Stephen Hunt

Stephen Hunt

Google Plus News writer

Scandalising court law could be scrapped

Posted:

10 August 2012

The days of the scandalising court law may be numbered as a review is to be carried out to determine whether or not it should be scrapped.

The offence is committed when someone does or publishes anything that ridicules the judiciary to the extent that it is likely to bring the administration of justice into disrepute. However, with nobody having been successfully prosecuted for it in England and Wales since 1931, its necessity has been called into question.

The Law Commission will open a consultation on the law today.
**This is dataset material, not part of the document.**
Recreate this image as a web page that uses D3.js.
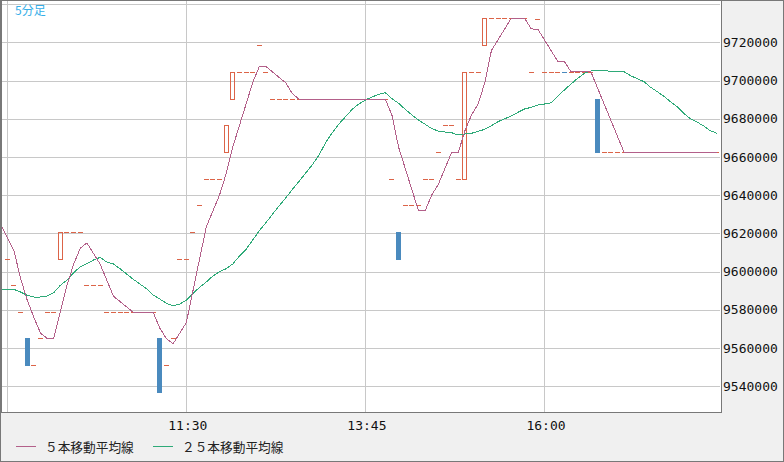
<!DOCTYPE html>
<html><head><meta charset="utf-8">
<script src="https://cdn.jsdelivr.net/npm/d3@7"></script>
<style>
html,body{margin:0;padding:0;background:#f0f0f0;}
svg{display:block;}
</style></head><body>
<svg id="chart" width="784" height="462"></svg>
<script>
// ---------------- data ----------------
const timeframeLabel = "5分足";
const candleStart = "09:15";   // first candle
const maStart = "09:10";       // moving averages start one bar earlier (clipped)
const barMinutes = 5;

const opens = [
  9606600, 9592800, 9578700, 9565300, 9551300, 9565300, 9578700, 9578700, 9606600, 9620600,
  9620600, 9620600, 9592800, 9592800, 9592800, 9578700, 9578700, 9578700, 9578700, 9578700,
  9578700, 9578700, 9578700, 9565300, 9551300, 9565300, 9606600, 9606600, 9620600, 9634700,
  9648300, 9648300, 9648300, 9662400, 9690200, 9704500, 9704500, 9704500, 9718600, 9704500,
  9690200, 9690200, 9690200, 9690200, 9690200, 9690200, 9690200, 9690200, 9690200, 9690200,
  9690200, 9690200, 9690200, 9690200, 9690200, 9690200, 9690200, 9690200, 9648300, 9620600,
  9634700, 9634700, 9634700, 9648300, 9648300, 9662400, 9676600, 9676600, 9648300, 9648300,
  9704500, 9704500, 9718600, 9732600, 9732600, 9732600, 9732600, 9732600, 9732600, 9704500,
  9732000, 9704500, 9704500, 9704500, 9704600, 9704500, 9704500, 9704500, 9704500, 9690200,
  9662400, 9662400, 9662400, 9662400, 9662400, 9662400, 9662400, 9662400, 9662400, 9662400,
  9662400, 9662400, 9662400, 9662400, 9662400, 9662400, 9662400, 9662400
];
const closes = [
  9606600, 9592800, 9578700, 9551300, 9551300, 9565300, 9578700, 9578700, 9620600, 9620600,
  9620600, 9620600, 9592800, 9592800, 9592800, 9578700, 9578700, 9578700, 9578700, 9578700,
  9578700, 9578700, 9578700, 9537200, 9551300, 9565300, 9606600, 9606600, 9620600, 9634700,
  9648300, 9648300, 9648300, 9676600, 9704500, 9704500, 9704500, 9704500, 9718600, 9704500,
  9690200, 9690200, 9690200, 9690200, 9690200, 9690200, 9690200, 9690200, 9690200, 9690200,
  9690200, 9690200, 9690200, 9690200, 9690200, 9690200, 9690200, 9690200, 9648300, 9606600,
  9634700, 9634700, 9634700, 9648300, 9648300, 9662400, 9676600, 9676600, 9648300, 9704500,
  9704500, 9704500, 9732600, 9732600, 9732600, 9732600, 9732600, 9732600, 9732600, 9704500,
  9732000, 9704500, 9704500, 9704500, 9704500, 9704500, 9704500, 9704500, 9704500, 9662400,
  9662400, 9662400, 9662400, 9662400, 9662400, 9662400, 9662400, 9662400, 9662400, 9662400,
  9662400, 9662400, 9662400, 9662400, 9662400, 9662400, 9662400, 9662400
];
const ma5 = [
  9624550, 9617960, 9610950, 9596500, 9585150, 9576140, 9567880, 9565060, 9565060, 9578920,
  9592780, 9603840, 9612220, 9615040, 9609480, 9603920, 9595540, 9587160, 9584340, 9581520,
  9578700, 9578700, 9578700, 9578700, 9570400, 9564920, 9562240, 9567820, 9573400, 9590080,
  9606760, 9623360, 9631700, 9640040, 9651240, 9665200, 9676440, 9687680, 9698920, 9707320,
  9707320, 9704460, 9701600, 9698740, 9693060, 9690200, 9690200, 9690200, 9690200, 9690200,
  9690200, 9690200, 9690200, 9690200, 9690200, 9690200, 9690200, 9690200, 9690200, 9681820,
  9665100, 9654000, 9642900, 9631800, 9631800, 9640140, 9645680, 9654060, 9662440, 9662440,
  9673680, 9682100, 9687680, 9698880, 9715740, 9721360, 9726980, 9732600, 9732600, 9732600,
  9726980, 9726860, 9721240, 9715620, 9710000, 9710000, 9704500, 9704500, 9704500, 9704500,
  9696080, 9687660, 9679240, 9670820, 9662400, 9662400, 9662400, 9662400, 9662400, 9662400,
  9662400, 9662400, 9662400, 9662400, 9662400, 9662400, 9662400, 9662400, 9662400
];
const ma25 = [
  9590700, 9590700, 9590700, 9589330, 9587610, 9586720, 9586720, 9587240, 9588970, 9592840,
  9595610, 9599430, 9602570, 9604140, 9606080, 9607490, 9605030, 9604000, 9601530, 9598750,
  9595980, 9593520, 9591060, 9587760, 9585670, 9583420, 9582010, 9583060, 9585150, 9588650,
  9591790, 9594570, 9597710, 9599960, 9601530, 9604000, 9608170, 9611680, 9616540, 9621410,
  9625600, 9630150, 9634490, 9638680, 9643080, 9647260, 9651610, 9655950, 9661020, 9667460,
  9672690, 9677250, 9681070, 9684940, 9687710, 9689810, 9691380, 9692790, 9693630, 9690490,
  9688080, 9684940, 9681960, 9679340, 9677090, 9674790, 9673580, 9673060, 9672690, 9671490,
  9672010, 9672380, 9673400, 9674470, 9676360, 9678450, 9680020, 9681430, 9683370, 9685100,
  9685990, 9687190, 9687710, 9688390, 9691900, 9695040, 9698180, 9701160, 9703780, 9704980,
  9705350, 9705140, 9704820, 9704460, 9704610, 9702520, 9700950, 9699380, 9696450, 9694150,
  9691740, 9688920, 9686300, 9682850, 9680020, 9678290, 9676200, 9673740, 9672380
];
const yGridValues = [9540000, 9560000, 9580000, 9600000, 9620000, 9640000, 9660000, 9680000, 9700000, 9720000, 9740000];
const yTickLabels = ["9540000", "9560000", "9580000", "9600000", "9620000", "9640000", "9660000", "9680000", "9700000", "9720000"];
const xGridTimes = ["09:15", "11:30", "13:45", "16:00"];
const xTickLabels = ["11:30", "13:45", "16:00"];
const legendLabels = ["５本移動平均線", "２５本移動平均線"];

// ---------------- styles ----------------
const C = {
  up: "#dc6448", down: "#4a8abe", ma5: "#b3608a", ma25: "#2eaa78",
  grid: "#c8c8c8", border: "#787878", label: "#35aee8", text: "#111"
};

const toMin = s => { const [h, m] = s.split(":").map(Number); return h * 60 + m; };

const svg = d3.select("#chart");
const x = d3.scaleLinear().domain([toMin("09:15"), toMin("16:00")]).range([7.3, 544.5]);
const y = d3.scaleLinear().domain([9540000, 9720000]).range([386.3, 42.3]);

// background / frame
svg.append("rect").attr("x", 0.5).attr("y", 0.5).attr("width", 783).attr("height", 461)
  .attr("fill", "#f0f0f0").attr("stroke", C.border);
svg.append("rect").attr("x", 1.5).attr("y", 0.5).attr("width", 720).attr("height", 412)
  .attr("fill", "#fff").attr("stroke", C.border);

svg.append("defs").append("clipPath").attr("id", "clip")
  .append("rect").attr("x", 2).attr("y", 1).attr("width", 718).attr("height", 411);

const g = svg.append("g").attr("clip-path", "url(#clip)").attr("shape-rendering", "crispEdges");

// grid
g.selectAll("line.hg").data(yGridValues).join("line").attr("class", "hg")
  .attr("x1", 2).attr("x2", 721)
  .attr("y1", d => Math.round(y(d)) + 0.5).attr("y2", d => Math.round(y(d)) + 0.5)
  .attr("stroke", C.grid);
g.selectAll("line.vg").data(xGridTimes).join("line").attr("class", "vg")
  .attr("y1", 1).attr("y2", 412)
  .attr("x1", d => Math.floor(x(toMin(d))) + 0.5).attr("x2", d => Math.floor(x(toMin(d))) + 0.5)
  .attr("stroke", C.grid);

// candles
const c0 = toMin(candleStart);
const candles = opens.map((o, i) => ({ t: c0 + i * barMinutes, o, c: closes[i] }));
candles.forEach(d => {
  const cx = x(d.t);
  const left = Math.round(cx - 2.5);
  const yo = Math.round(y(d.o)), yc = Math.round(y(d.c));
  if (d.o === d.c) {
    g.append("rect").attr("x", left).attr("y", yo).attr("width", 5).attr("height", 1).attr("fill", C.up);
  } else if (d.c > d.o) {
    g.append("rect").attr("x", left + 0.5).attr("y", yc + 0.5).attr("width", 4)
      .attr("height", Math.max(1, yo - yc)).attr("fill", "none").attr("stroke", C.up);
  } else {
    g.append("rect").attr("x", left).attr("y", yo).attr("width", 5)
      .attr("height", Math.max(1, yc - yo + 1)).attr("fill", C.down);
  }
});

// moving averages
const m0 = toMin(maStart);
const line = d3.line().x((d, i) => x(m0 + i * barMinutes)).y(d => y(d));
g.append("path").datum(ma25).attr("d", line).attr("fill", "none").attr("stroke", C.ma25).attr("stroke-width", 1);
g.append("path").datum(ma5).attr("d", line).attr("fill", "none").attr("stroke", C.ma5).attr("stroke-width", 1);

// y labels
svg.selectAll("text.yl").data(yTickLabels).join("text").attr("class", "yl")
  .attr("x", 723).attr("y", d => y(+d) + 4.6)
  .attr("font-family", "DejaVu Sans Mono").attr("font-size", 13).attr("fill", C.text)
  .text(d => d);

// x labels
svg.selectAll("text.xl").data(xTickLabels).join("text").attr("class", "xl")
  .attr("x", d => x(toMin(d)) + 1.5).attr("y", 430)
  .attr("text-anchor", "middle")
  .attr("font-family", "DejaVu Sans Mono").attr("font-size", 13).attr("fill", C.text)
  .text(d => d);

// timeframe label
svg.append("text").attr("x", 15).attr("y", 15)
  .attr("font-family", "Noto Sans CJK JP").attr("font-size", 12).attr("fill", C.label)
  .text(timeframeLabel);

// legend
const legendX = [16, 153];
const legendColors = [C.ma5, C.ma25];
legendLabels.forEach((lab, i) => {
  svg.append("line").attr("x1", legendX[i]).attr("x2", legendX[i] + 20)
    .attr("y1", 446.5).attr("y2", 446.5).attr("stroke", legendColors[i]).attr("shape-rendering", "crispEdges");
  svg.append("text").attr("x", legendX[i] + 29).attr("y", 452)
    .attr("font-family", "Noto Sans CJK JP").attr("font-size", 12.7).attr("fill", "#222")
    .text(lab);
});
</script>
</body></html>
Behaviour which might constitute the offence includes acting in an extremely offensive way to a judge or accusing them of corruption.

A journalist was charged with scandalising court in 1900 for calling a judge an "impudent little man in horsehair, a microcosm of conceit and empty-headedness".

The law may however be axed due to its vagueness and its incompatibility with both the right of free speech and the European Convention on Human Rights.

The Commission says that misdemeanours covered by the offence could be dealt with by means of other laws, while opponents of the law say that special protection should not be granted to the judiciary.

The Law Commission is going into the consultation with the provisional view is that the law should be abolished. The consultation will run until 10 October.

Although no successful prosecutions have been made for over 80 years, the Northern Ireland secretary Peter Hain was accused of the offence in May of this year for comments made about a judge in his memoirs. The charges were however dropped after he wrote to the Northern Irish Attorney general to clarify the remarks.